Task details →
In the listing below, find the line that contains "Emit a Python" and the line that contains "p.grid.visible = False". Quote both and every line between them, exactly, and nothing more.

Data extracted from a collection
━━━━
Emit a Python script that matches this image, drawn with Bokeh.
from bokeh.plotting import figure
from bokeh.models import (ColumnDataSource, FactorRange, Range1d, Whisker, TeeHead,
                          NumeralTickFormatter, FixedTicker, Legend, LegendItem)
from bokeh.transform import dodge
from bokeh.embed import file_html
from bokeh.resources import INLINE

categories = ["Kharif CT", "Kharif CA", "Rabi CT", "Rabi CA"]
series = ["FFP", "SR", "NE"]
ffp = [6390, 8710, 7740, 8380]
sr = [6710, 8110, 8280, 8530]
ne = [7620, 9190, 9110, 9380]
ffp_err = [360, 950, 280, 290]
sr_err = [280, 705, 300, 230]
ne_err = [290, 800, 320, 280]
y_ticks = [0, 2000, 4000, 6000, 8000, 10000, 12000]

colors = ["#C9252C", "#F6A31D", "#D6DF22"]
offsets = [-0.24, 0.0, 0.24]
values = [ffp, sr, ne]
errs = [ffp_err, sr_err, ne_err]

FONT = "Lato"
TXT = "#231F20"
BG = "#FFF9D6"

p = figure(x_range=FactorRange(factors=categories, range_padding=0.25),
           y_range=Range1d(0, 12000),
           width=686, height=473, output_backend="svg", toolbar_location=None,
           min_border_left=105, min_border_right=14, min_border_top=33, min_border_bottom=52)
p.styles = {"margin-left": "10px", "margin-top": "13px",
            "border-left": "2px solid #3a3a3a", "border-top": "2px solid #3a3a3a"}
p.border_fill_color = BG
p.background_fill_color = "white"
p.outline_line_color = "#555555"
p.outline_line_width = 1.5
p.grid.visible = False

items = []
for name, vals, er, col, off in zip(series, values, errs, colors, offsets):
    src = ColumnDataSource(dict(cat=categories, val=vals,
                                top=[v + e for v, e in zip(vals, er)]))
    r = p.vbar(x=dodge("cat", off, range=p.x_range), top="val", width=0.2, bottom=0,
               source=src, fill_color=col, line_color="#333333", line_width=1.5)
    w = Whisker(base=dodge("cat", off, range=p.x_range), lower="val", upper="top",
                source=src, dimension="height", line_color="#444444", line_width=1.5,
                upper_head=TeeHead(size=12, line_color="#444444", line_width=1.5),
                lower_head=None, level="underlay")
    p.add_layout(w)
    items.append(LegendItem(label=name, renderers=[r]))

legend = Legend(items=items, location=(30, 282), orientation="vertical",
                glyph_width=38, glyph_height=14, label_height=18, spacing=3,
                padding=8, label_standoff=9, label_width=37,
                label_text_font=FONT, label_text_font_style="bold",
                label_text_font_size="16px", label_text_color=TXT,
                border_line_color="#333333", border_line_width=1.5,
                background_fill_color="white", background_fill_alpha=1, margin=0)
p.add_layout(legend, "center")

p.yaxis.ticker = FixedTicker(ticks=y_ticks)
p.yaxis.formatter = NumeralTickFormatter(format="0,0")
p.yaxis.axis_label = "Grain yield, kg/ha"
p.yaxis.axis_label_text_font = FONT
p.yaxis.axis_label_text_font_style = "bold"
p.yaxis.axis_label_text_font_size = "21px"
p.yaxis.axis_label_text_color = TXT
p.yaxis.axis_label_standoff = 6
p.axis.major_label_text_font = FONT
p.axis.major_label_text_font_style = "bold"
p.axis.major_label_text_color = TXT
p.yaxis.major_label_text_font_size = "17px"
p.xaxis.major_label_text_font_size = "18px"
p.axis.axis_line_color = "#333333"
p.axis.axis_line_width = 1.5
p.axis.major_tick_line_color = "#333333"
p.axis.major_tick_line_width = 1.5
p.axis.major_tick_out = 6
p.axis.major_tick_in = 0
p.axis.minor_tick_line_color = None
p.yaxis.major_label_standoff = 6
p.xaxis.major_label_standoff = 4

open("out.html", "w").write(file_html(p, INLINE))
━━━━
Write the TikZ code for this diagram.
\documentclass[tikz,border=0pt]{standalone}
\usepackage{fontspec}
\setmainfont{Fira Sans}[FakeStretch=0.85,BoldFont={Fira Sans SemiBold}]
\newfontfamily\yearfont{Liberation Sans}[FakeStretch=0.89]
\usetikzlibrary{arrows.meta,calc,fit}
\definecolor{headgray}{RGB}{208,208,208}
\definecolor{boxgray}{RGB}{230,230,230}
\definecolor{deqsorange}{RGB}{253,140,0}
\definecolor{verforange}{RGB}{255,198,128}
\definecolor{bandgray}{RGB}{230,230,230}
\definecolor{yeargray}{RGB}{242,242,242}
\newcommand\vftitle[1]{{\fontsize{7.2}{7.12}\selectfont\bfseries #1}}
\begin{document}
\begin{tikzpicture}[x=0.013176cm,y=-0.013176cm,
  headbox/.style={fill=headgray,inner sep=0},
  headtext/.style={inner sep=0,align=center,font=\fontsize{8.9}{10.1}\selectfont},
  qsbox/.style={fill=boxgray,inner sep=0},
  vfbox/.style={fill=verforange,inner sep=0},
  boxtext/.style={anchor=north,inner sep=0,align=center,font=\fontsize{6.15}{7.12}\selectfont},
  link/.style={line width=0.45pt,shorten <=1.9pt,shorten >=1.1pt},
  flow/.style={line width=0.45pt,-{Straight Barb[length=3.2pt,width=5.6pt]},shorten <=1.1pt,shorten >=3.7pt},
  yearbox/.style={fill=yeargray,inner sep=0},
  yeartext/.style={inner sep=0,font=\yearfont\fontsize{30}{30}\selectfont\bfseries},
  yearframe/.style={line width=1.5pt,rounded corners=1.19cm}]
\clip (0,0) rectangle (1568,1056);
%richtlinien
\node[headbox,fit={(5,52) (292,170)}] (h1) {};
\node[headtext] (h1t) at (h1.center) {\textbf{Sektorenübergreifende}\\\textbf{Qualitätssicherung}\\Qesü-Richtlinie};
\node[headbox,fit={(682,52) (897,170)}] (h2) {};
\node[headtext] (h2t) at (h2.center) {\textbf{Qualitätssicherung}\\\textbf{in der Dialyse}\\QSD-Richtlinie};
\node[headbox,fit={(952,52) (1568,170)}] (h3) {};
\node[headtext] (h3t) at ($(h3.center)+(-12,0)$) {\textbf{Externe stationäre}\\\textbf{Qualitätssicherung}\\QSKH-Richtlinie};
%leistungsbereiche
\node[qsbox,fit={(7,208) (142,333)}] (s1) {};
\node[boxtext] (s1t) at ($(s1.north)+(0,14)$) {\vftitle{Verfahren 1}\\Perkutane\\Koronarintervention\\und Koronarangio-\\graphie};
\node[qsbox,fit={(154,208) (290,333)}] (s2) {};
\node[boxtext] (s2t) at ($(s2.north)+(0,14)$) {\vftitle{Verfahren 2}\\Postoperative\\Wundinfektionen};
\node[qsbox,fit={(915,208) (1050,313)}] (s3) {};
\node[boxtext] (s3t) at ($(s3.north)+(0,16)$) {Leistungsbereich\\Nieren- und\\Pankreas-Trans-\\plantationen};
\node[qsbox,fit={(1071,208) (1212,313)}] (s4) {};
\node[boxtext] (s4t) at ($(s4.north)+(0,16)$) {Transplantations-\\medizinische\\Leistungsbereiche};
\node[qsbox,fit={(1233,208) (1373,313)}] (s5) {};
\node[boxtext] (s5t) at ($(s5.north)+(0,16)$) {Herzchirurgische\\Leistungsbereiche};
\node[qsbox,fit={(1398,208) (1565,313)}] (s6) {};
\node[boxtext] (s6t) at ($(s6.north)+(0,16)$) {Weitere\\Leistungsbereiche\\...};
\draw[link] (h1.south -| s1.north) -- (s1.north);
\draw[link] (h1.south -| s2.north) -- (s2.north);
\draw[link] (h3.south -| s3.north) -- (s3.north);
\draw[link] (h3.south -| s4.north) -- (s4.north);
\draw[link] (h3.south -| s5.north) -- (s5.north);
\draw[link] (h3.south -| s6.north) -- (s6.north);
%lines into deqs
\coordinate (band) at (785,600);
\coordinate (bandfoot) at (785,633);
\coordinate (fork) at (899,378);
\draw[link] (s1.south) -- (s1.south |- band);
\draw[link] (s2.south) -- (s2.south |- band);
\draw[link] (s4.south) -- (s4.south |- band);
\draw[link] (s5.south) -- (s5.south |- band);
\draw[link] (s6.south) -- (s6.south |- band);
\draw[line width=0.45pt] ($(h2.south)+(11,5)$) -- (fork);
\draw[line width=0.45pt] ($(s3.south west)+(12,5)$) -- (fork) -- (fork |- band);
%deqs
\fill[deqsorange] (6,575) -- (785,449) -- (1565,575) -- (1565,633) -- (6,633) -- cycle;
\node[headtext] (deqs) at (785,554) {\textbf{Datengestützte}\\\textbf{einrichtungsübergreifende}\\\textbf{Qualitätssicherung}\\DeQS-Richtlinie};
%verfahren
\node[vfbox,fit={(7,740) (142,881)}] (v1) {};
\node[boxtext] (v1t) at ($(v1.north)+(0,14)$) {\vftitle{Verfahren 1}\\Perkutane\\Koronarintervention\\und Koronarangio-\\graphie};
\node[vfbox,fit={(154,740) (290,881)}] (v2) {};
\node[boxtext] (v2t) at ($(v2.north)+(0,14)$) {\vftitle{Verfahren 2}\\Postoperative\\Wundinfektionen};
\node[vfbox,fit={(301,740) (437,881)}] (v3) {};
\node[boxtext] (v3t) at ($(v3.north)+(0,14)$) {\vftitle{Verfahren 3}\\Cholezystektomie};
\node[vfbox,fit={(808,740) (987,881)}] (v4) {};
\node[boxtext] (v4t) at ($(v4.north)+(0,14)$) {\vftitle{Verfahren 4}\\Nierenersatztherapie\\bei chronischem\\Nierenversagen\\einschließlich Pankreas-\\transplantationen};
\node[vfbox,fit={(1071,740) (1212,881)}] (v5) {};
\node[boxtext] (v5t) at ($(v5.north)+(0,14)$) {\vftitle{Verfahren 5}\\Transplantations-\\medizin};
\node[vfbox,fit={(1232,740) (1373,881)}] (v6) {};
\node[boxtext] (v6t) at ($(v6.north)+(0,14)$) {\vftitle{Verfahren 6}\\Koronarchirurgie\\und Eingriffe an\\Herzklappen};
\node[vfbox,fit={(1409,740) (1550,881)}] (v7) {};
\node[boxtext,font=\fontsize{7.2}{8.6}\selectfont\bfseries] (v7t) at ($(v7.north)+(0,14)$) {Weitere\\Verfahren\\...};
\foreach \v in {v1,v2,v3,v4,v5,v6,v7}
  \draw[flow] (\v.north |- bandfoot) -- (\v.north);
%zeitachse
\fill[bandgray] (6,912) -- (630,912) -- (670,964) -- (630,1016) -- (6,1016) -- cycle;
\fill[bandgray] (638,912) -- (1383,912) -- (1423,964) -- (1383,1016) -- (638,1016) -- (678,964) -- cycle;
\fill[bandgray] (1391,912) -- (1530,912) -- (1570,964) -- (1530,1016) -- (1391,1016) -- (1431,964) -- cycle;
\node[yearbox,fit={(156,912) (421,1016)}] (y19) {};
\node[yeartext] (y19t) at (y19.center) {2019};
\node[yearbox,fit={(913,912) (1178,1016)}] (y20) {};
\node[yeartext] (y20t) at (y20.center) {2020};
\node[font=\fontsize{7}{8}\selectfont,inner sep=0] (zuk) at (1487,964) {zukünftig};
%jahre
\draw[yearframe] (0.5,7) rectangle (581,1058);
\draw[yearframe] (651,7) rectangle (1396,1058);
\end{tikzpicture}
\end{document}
━━━━
Exercise response →
Emit a Python script that matches this image, drawn with Bokeh.
from bokeh.plotting import figure
from bokeh.models import (ColumnDataSource, FactorRange, Range1d, Whisker, TeeHead,
                          NumeralTickFormatter, FixedTicker, Legend, LegendItem)
from bokeh.transform import dodge
from bokeh.embed import file_html
from bokeh.resources import INLINE

categories = ["Kharif CT", "Kharif CA", "Rabi CT", "Rabi CA"]
series = ["FFP", "SR", "NE"]
ffp = [6390, 8710, 7740, 8380]
sr = [6710, 8110, 8280, 8530]
ne = [7620, 9190, 9110, 9380]
ffp_err = [360, 950, 280, 290]
sr_err = [280, 705, 300, 230]
ne_err = [290, 800, 320, 280]
y_ticks = [0, 2000, 4000, 6000, 8000, 10000, 12000]

colors = ["#C9252C", "#F6A31D", "#D6DF22"]
offsets = [-0.24, 0.0, 0.24]
values = [ffp, sr, ne]
errs = [ffp_err, sr_err, ne_err]

FONT = "Lato"
TXT = "#231F20"
BG = "#FFF9D6"

p = figure(x_range=FactorRange(factors=categories, range_padding=0.25),
           y_range=Range1d(0, 12000),
           width=686, height=473, output_backend="svg", toolbar_location=None,
           min_border_left=105, min_border_right=14, min_border_top=33, min_border_bottom=52)
p.styles = {"margin-left": "10px", "margin-top": "13px",
            "border-left": "2px solid #3a3a3a", "border-top": "2px solid #3a3a3a"}
p.border_fill_color = BG
p.background_fill_color = "white"
p.outline_line_color = "#555555"
p.outline_line_width = 1.5
p.grid.visible = False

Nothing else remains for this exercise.